#### [GOAL]
Skip all pictures, then print the remaining material exactly.

'''

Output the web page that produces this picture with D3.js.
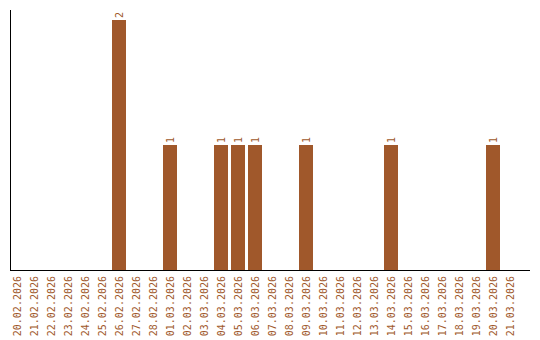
<!DOCTYPE html>
<html>
<head>
<meta charset="utf-8">
<script src="https://cdn.jsdelivr.net/npm/d3@7"></script>
<style>
  body { margin: 0; background: #fff; }
  svg { display: block; }
</style>
</head>
<body>
<div id="chart"></div>
<script>
const dates = ["20.02.2026", "21.02.2026", "22.02.2026", "23.02.2026", "24.02.2026",
  "25.02.2026", "26.02.2026", "27.02.2026", "28.02.2026", "01.03.2026", "02.03.2026",
  "03.03.2026", "04.03.2026", "05.03.2026", "06.03.2026", "07.03.2026", "08.03.2026",
  "09.03.2026", "10.03.2026", "11.03.2026", "12.03.2026", "13.03.2026", "14.03.2026",
  "15.03.2026", "16.03.2026", "17.03.2026", "18.03.2026", "19.03.2026", "20.03.2026",
  "21.03.2026"];
const counts = [0, 0, 0, 0, 0, 0, 2, 0, 0, 1, 0, 0, 1, 1, 1, 0, 0, 1, 0, 0, 0, 0, 1,
  0, 0, 0, 0, 0, 1, 0];

const width = 540, height = 340;
const plotLeft = 10, plotTop = 10, plotBottom = 270, plotRight = 530;
const color = "#a0582b";

const svg = d3.select("#chart").append("svg")
  .attr("width", width)
  .attr("height", height);

// 17px per day, 14px bar
const x = d3.scaleBand()
  .domain(dates)
  .range([plotLeft, plotLeft + 17 * dates.length - 3])
  .paddingInner(3 / 17)
  .paddingOuter(0);

const y = d3.scaleLinear()
  .domain([0, d3.max(counts)])
  .range([plotBottom, plotTop + 10]);

const rows = dates.map((d, i) => ({ date: d, count: counts[i] }));

svg.selectAll("rect.bar")
  .data(rows.filter(d => d.count > 0))
  .enter()
  .append("rect")
  .attr("class", "bar")
  .attr("x", d => x(d.date))
  .attr("y", d => y(d.count))
  .attr("width", x.bandwidth())
  .attr("height", d => plotBottom - y(d.count))
  .attr("fill", color);

// value labels, rotated
svg.selectAll("text.val")
  .data(rows.filter(d => d.count > 0))
  .enter()
  .append("text")
  .attr("class", "val")
  .attr("transform", d => "translate(" + (x(d.date) + x.bandwidth() / 2) + "," + (y(d.count) - 2) + ") rotate(-90)")
  .attr("dy", "0.35em")
  .style("font-family", "DejaVu Sans Mono")
  .style("font-size", "10px")
  .attr("fill", color)
  .text(d => d.count);

// x labels
const xAxis = svg.append("g")
  .attr("transform", "translate(0," + plotBottom + ")")
  .call(d3.axisBottom(x).tickSize(0).tickPadding(0));
xAxis.select(".domain").remove();
xAxis.selectAll("text")
  .attr("transform", "translate(0,6) rotate(-90)")
  .attr("x", 0)
  .attr("y", 0)
  .attr("dy", "0.35em")
  .style("text-anchor", "end")
  .style("font-family", "DejaVu Sans Mono")
  .style("font-size", "10px")
  .attr("fill", color);

// axis lines
svg.append("line")
  .attr("x1", plotLeft + 0.5).attr("x2", plotLeft + 0.5)
  .attr("y1", plotTop).attr("y2", plotBottom)
  .attr("stroke", "#000");
svg.append("line")
  .attr("x1", plotLeft).attr("x2", plotRight)
  .attr("y1", plotBottom + 0.5).attr("y2", plotBottom + 0.5)
  .attr("stroke", "#000");
</script>
</body>
</html>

'''

#### [EXERCISE RESPONSE]
Output the web page that produces this picture with D3.js.
<!DOCTYPE html>
<html>
<head>
<meta charset="utf-8">
<script src="https://cdn.jsdelivr.net/npm/d3@7"></script>
<style>
  body { margin: 0; background: #fff; }
  svg { display: block; }
</style>
</head>
<body>
<div id="chart"></div>
<script>
const dates = ["20.02.2026", "21.02.2026", "22.02.2026", "23.02.2026", "24.02.2026",
  "25.02.2026", "26.02.2026", "27.02.2026", "28.02.2026", "01.03.2026", "02.03.2026",
  "03.03.2026", "04.03.2026", "05.03.2026", "06.03.2026", "07.03.2026", "08.03.2026",
  "09.03.2026", "10.03.2026", "11.03.2026", "12.03.2026", "13.03.2026", "14.03.2026",
  "15.03.2026", "16.03.2026", "17.03.2026", "18.03.2026", "19.03.2026", "20.03.2026",
  "21.03.2026"];
const counts = [0, 0, 0, 0, 0, 0, 2, 0, 0, 1, 0, 0, 1, 1, 1, 0, 0, 1, 0, 0, 0, 0, 1,
  0, 0, 0, 0, 0, 1, 0];

const width = 540, height = 340;
const plotLeft = 10, plotTop = 10, plotBottom = 270, plotRight = 530;
const color = "#a0582b";

const svg = d3.select("#chart").append("svg")
  .attr("width", width)
  .attr("height", height);

// 17px per day, 14px bar
const x = d3.scaleBand()
  .domain(dates)
  .range([plotLeft, plotLeft + 17 * dates.length - 3])
  .paddingInner(3 / 17)
  .paddingOuter(0);

const y = d3.scaleLinear()
  .domain([0, d3.max(counts)])
  .range([plotBottom, plotTop + 10]);

const rows = dates.map((d, i) => ({ date: d, count: counts[i] }));

svg.selectAll("rect.bar")
  .data(rows.filter(d => d.count > 0))
  .enter()
  .append("rect")
  .attr("class", "bar")
  .attr("x", d => x(d.date))
  .attr("y", d => y(d.count))
  .attr("width", x.bandwidth())
  .attr("height", d => plotBottom - y(d.count))
  .attr("fill", color);

// value labels, rotated
svg.selectAll("text.val")
  .data(rows.filter(d => d.count > 0))
  .enter()
  .append("text")
  .attr("class", "val")
  .attr("transform", d => "translate(" + (x(d.date) + x.bandwidth() / 2) + "," + (y(d.count) - 2) + ") rotate(-90)")
  .attr("dy", "0.35em")
  .style("font-family", "DejaVu Sans Mono")
  .style("font-size", "10px")
  .attr("fill", color)
  .text(d => d.count);

// x labels
const xAxis = svg.append("g")
  .attr("transform", "translate(0," + plotBottom + ")")
  .call(d3.axisBottom(x).tickSize(0).tickPadding(0));
xAxis.select(".domain").remove();
xAxis.selectAll("text")
  .attr("transform", "translate(0,6) rotate(-90)")
  .attr("x", 0)
  .attr("y", 0)
  .attr("dy", "0.35em")
  .style("text-anchor", "end")
  .style("font-family", "DejaVu Sans Mono")
  .style("font-size", "10px")
  .attr("fill", color);

// axis lines
svg.append("line")
  .attr("x1", plotLeft + 0.5).attr("x2", plotLeft + 0.5)
  .attr("y1", plotTop).attr("y2", plotBottom)
  .attr("stroke", "#000");
svg.append("line")
  .attr("x1", plotLeft).attr("x2", plotRight)
  .attr("y1", plotBottom + 0.5).attr("y2", plotBottom + 0.5)
  .attr("stroke", "#000");
</script>
</body>
</html>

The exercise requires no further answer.